[Stored entries]
◇ ◇ ◇ ◇ ◇

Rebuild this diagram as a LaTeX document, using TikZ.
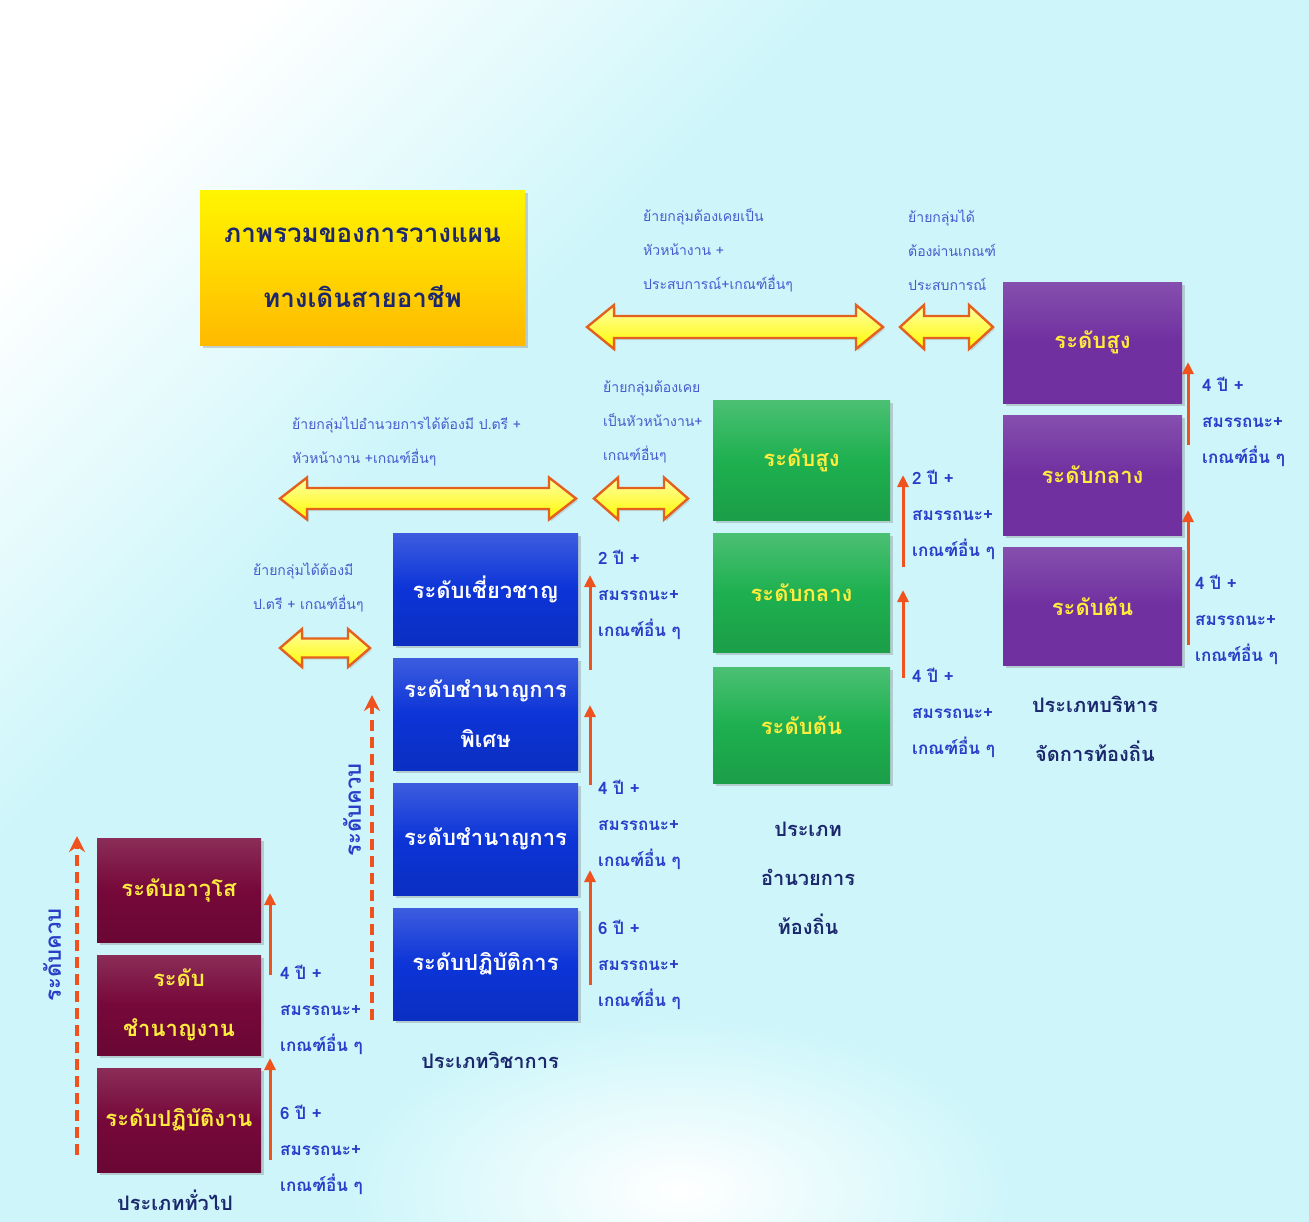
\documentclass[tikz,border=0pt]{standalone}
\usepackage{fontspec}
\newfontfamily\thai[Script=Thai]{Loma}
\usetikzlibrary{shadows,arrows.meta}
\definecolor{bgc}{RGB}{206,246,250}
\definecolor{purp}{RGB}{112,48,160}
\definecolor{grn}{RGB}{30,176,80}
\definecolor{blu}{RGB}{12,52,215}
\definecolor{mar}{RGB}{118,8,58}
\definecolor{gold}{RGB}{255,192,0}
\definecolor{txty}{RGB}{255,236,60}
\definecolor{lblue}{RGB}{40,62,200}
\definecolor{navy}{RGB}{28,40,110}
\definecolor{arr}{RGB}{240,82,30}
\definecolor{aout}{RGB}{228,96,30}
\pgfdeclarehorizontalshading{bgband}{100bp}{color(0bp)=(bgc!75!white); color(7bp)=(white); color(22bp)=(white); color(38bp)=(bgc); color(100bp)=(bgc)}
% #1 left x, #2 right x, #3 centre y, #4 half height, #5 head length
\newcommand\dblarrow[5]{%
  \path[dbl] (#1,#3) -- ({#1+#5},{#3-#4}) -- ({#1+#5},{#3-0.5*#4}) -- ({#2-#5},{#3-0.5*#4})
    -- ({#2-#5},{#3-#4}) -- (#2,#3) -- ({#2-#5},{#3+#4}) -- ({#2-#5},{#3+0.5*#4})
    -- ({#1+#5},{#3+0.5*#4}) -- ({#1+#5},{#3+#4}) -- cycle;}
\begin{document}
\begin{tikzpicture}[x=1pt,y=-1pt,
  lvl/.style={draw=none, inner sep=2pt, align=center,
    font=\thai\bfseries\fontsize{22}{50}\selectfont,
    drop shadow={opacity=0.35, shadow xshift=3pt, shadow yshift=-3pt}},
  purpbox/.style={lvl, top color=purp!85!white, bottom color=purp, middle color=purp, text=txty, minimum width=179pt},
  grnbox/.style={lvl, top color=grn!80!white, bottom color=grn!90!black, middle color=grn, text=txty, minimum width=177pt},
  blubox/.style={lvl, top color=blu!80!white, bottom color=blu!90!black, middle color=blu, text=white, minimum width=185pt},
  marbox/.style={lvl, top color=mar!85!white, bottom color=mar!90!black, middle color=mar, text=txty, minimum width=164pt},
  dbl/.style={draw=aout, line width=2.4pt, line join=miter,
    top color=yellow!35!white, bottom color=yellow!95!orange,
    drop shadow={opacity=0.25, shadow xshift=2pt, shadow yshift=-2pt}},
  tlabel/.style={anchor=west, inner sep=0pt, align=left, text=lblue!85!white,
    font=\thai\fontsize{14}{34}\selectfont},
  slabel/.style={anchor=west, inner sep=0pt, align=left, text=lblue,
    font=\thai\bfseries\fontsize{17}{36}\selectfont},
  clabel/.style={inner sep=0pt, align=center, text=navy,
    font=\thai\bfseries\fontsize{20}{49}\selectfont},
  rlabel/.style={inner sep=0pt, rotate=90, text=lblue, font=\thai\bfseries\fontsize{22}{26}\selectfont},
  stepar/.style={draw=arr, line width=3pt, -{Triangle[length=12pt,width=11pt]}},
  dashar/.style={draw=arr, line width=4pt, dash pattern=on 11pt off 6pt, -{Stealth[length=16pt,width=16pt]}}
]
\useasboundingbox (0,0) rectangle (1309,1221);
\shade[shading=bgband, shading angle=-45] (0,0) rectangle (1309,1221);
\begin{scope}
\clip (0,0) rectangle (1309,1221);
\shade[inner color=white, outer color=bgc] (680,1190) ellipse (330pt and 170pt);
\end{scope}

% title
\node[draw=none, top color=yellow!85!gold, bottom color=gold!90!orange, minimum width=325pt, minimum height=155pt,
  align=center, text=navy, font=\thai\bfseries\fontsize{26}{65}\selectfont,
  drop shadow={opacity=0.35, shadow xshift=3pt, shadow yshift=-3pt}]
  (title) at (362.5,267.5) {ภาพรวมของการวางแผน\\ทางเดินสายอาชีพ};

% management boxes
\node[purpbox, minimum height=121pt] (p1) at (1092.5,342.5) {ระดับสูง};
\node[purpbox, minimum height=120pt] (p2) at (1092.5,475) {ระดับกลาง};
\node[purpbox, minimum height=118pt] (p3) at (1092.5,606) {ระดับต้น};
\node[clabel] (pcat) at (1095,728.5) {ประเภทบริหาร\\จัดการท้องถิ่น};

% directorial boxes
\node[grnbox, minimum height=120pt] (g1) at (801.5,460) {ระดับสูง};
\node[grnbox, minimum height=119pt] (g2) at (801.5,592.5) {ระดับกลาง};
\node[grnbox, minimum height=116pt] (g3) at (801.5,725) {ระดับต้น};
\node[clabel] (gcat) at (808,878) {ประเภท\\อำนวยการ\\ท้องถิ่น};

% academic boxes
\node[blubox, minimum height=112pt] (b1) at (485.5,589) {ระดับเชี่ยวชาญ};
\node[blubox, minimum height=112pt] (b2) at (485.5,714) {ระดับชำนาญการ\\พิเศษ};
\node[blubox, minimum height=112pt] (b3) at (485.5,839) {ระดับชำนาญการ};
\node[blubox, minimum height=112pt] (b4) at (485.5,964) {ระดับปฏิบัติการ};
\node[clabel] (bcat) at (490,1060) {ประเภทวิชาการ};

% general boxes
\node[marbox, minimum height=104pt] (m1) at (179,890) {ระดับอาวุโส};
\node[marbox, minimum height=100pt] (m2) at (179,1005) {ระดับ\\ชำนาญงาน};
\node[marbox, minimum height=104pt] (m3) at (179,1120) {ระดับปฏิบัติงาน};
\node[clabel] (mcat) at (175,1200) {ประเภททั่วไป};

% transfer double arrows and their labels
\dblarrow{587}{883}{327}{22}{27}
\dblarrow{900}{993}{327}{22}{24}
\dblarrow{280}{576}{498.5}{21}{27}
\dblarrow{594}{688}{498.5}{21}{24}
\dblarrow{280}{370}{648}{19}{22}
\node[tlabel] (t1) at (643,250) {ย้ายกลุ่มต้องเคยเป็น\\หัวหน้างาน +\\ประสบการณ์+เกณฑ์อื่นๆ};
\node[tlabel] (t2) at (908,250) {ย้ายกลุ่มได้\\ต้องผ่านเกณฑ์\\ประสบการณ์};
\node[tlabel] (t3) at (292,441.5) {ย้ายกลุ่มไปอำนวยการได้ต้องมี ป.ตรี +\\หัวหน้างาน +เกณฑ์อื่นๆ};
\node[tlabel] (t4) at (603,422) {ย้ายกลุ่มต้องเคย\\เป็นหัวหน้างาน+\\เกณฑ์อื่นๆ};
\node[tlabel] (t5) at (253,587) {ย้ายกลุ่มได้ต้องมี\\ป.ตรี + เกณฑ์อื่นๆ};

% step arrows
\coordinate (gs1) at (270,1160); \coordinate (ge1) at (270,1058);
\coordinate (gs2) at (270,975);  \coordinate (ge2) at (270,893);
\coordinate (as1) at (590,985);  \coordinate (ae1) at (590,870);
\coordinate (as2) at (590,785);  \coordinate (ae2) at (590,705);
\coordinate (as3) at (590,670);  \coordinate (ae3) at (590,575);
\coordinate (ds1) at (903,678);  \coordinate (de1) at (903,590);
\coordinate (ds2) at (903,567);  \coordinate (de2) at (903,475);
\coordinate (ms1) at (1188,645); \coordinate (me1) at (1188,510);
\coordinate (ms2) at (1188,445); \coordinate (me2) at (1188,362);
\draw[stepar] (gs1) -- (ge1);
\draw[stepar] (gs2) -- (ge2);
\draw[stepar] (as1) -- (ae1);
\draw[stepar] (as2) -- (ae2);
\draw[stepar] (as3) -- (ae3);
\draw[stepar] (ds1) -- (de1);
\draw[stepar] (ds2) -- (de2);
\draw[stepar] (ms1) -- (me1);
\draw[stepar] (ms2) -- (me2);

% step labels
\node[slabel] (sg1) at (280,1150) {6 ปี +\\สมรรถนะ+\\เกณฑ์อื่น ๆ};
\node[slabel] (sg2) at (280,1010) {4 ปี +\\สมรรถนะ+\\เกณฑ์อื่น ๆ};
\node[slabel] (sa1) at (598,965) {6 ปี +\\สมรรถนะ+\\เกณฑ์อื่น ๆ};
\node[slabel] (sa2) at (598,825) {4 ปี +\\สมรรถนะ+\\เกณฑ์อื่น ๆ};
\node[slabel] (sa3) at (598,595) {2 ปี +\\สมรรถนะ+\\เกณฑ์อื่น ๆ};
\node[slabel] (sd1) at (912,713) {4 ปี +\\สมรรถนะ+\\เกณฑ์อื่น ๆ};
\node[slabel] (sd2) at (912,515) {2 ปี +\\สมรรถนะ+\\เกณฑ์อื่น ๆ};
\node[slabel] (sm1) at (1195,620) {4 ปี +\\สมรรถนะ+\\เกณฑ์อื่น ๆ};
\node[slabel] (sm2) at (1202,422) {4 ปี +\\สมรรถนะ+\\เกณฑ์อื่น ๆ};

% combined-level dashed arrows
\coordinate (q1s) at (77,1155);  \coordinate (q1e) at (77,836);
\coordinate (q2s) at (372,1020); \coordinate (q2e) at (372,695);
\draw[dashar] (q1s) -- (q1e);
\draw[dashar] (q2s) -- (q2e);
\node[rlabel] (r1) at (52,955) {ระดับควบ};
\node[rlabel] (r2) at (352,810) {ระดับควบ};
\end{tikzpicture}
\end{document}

◇ ◇ ◇ ◇ ◇

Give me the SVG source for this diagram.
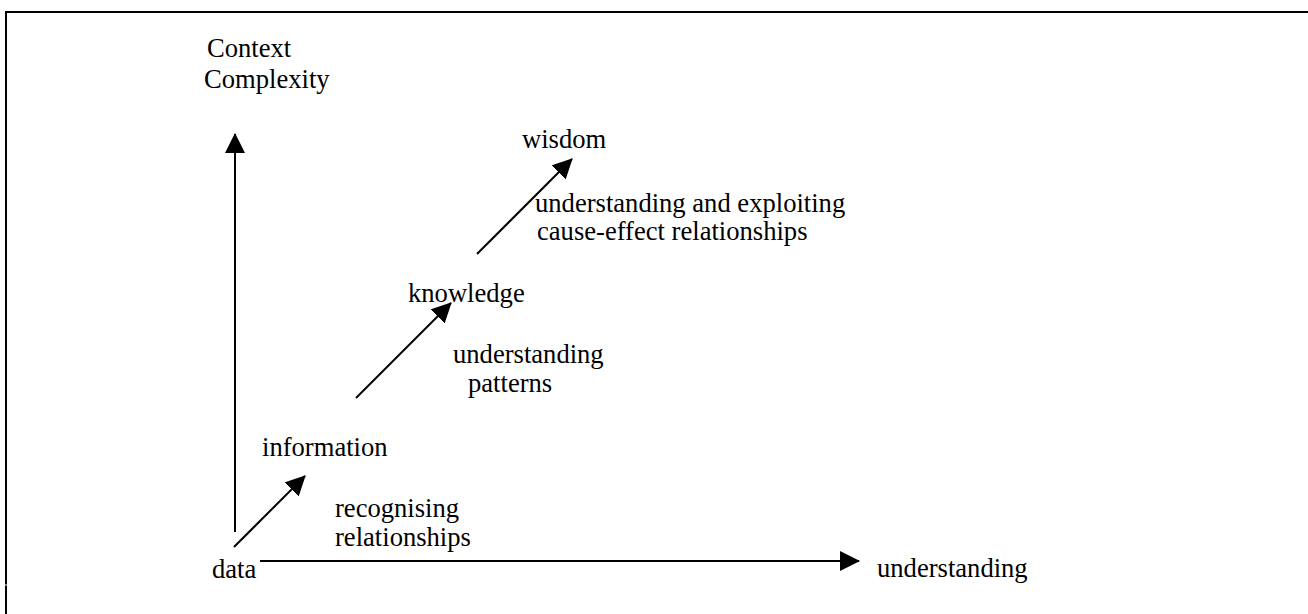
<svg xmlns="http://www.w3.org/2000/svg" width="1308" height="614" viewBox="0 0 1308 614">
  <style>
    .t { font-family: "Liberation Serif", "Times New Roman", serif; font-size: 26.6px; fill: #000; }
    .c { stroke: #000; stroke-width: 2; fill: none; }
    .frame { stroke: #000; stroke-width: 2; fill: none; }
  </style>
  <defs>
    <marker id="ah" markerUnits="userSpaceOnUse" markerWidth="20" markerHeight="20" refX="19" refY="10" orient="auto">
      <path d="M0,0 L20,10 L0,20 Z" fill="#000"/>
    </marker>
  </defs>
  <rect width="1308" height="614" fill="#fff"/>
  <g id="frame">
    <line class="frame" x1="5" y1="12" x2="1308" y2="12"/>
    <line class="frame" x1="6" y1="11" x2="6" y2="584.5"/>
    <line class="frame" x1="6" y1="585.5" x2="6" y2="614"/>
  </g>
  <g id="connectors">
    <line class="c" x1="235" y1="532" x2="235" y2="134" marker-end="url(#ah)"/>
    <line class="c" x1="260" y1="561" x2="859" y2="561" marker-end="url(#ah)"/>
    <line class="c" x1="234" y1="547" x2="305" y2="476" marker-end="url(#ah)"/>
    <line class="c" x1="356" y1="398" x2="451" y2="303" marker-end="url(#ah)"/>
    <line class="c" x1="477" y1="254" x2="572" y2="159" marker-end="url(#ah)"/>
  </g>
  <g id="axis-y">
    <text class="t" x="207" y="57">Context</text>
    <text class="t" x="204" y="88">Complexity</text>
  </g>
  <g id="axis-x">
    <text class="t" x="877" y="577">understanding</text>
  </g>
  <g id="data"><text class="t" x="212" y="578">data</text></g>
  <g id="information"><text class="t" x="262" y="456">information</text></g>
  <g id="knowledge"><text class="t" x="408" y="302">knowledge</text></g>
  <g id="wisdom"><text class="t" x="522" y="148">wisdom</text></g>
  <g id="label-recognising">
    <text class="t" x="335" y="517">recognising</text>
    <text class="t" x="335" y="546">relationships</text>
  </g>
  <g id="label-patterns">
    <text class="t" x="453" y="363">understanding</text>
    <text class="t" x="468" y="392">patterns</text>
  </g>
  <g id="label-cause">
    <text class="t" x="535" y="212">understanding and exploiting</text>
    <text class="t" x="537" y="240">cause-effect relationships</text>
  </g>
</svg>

◇ ◇ ◇ ◇ ◇

What is asked> Go through the material above and copy each line that has the word "this".

Written solution>
Rebuild this diagram as a LaTeX document, using TikZ.
Give me the SVG source for this diagram.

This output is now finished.